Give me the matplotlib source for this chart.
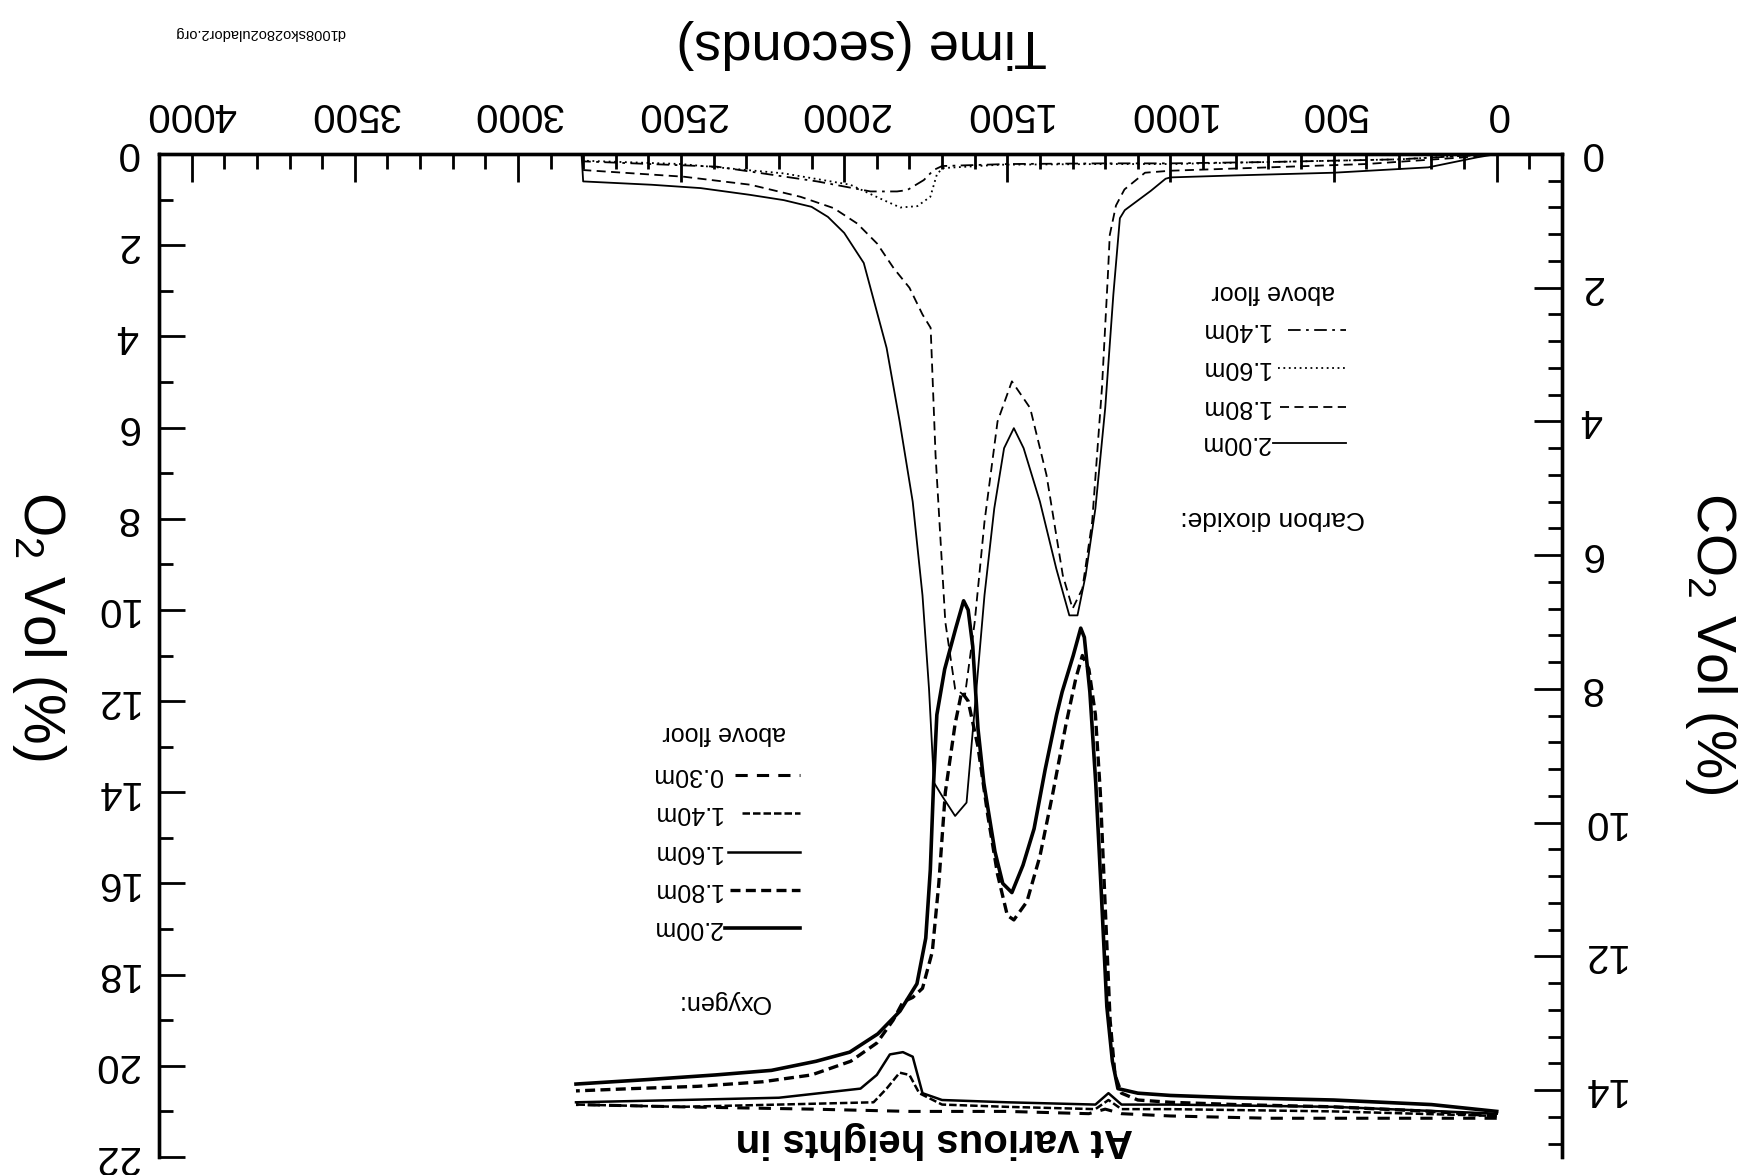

---

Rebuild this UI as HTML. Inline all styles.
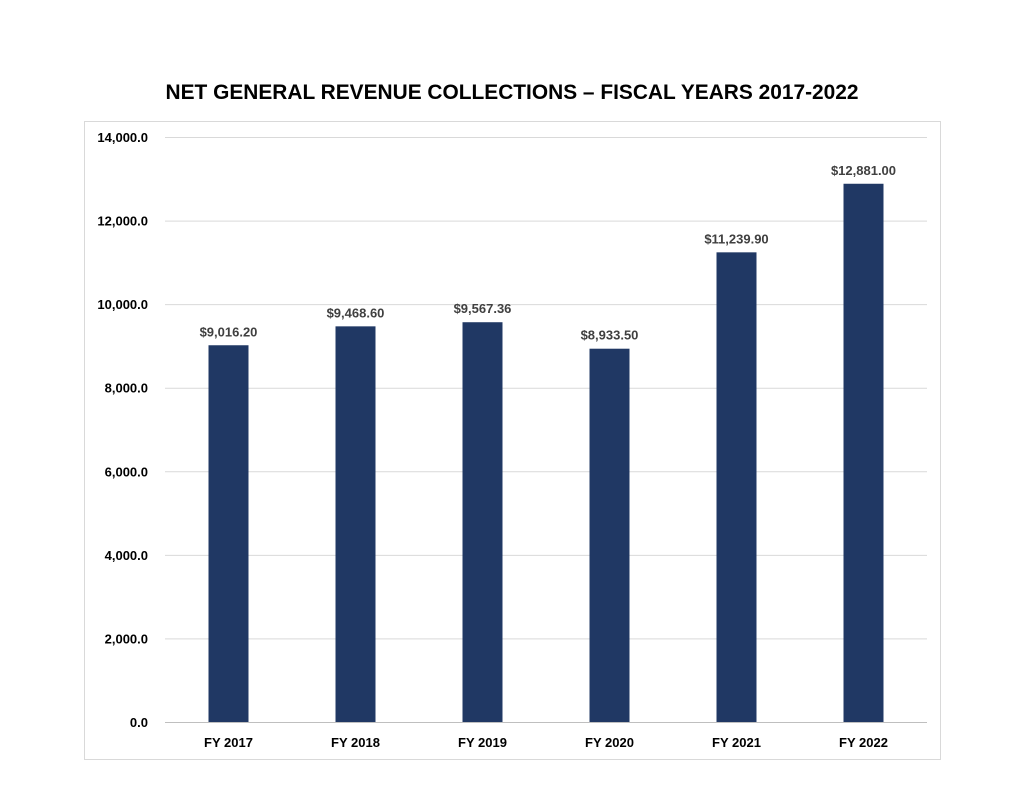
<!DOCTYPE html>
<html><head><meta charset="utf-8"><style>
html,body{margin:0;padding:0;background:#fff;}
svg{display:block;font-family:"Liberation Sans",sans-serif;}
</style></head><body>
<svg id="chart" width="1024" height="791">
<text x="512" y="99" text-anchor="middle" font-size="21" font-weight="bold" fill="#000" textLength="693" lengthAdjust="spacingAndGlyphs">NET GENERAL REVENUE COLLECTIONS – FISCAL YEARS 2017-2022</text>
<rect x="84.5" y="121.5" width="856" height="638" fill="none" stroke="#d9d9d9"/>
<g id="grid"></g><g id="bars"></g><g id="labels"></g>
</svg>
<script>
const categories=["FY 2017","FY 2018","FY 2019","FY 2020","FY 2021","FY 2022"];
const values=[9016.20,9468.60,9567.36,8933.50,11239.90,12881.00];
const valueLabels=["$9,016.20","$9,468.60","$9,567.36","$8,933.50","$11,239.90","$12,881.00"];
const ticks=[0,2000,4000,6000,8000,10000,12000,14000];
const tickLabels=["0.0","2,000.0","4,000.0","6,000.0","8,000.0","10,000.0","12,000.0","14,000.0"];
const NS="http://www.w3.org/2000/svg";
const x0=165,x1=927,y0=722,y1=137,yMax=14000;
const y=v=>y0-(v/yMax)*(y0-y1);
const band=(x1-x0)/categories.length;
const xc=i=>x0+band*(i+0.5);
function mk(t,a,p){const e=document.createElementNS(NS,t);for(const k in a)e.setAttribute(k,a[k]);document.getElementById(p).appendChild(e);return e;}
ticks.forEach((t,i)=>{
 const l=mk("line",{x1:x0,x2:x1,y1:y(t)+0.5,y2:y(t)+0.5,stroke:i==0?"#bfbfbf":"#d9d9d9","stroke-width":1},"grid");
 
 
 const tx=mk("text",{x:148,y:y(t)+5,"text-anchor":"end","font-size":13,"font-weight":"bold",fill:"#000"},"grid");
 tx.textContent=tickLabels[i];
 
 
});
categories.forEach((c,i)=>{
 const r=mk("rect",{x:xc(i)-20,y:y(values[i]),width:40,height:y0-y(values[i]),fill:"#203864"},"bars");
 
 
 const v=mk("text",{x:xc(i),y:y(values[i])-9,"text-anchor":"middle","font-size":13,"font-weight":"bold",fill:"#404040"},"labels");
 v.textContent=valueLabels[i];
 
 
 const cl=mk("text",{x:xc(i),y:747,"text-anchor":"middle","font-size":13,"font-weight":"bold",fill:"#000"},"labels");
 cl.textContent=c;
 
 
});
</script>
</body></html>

(EXERCISE TASK):
Which lines of the data include "this"? Copy each of them.

(THE COMPLETED TASK):
Give me the matplotlib source for this chart.
Rebuild this UI as HTML. Inline all styles.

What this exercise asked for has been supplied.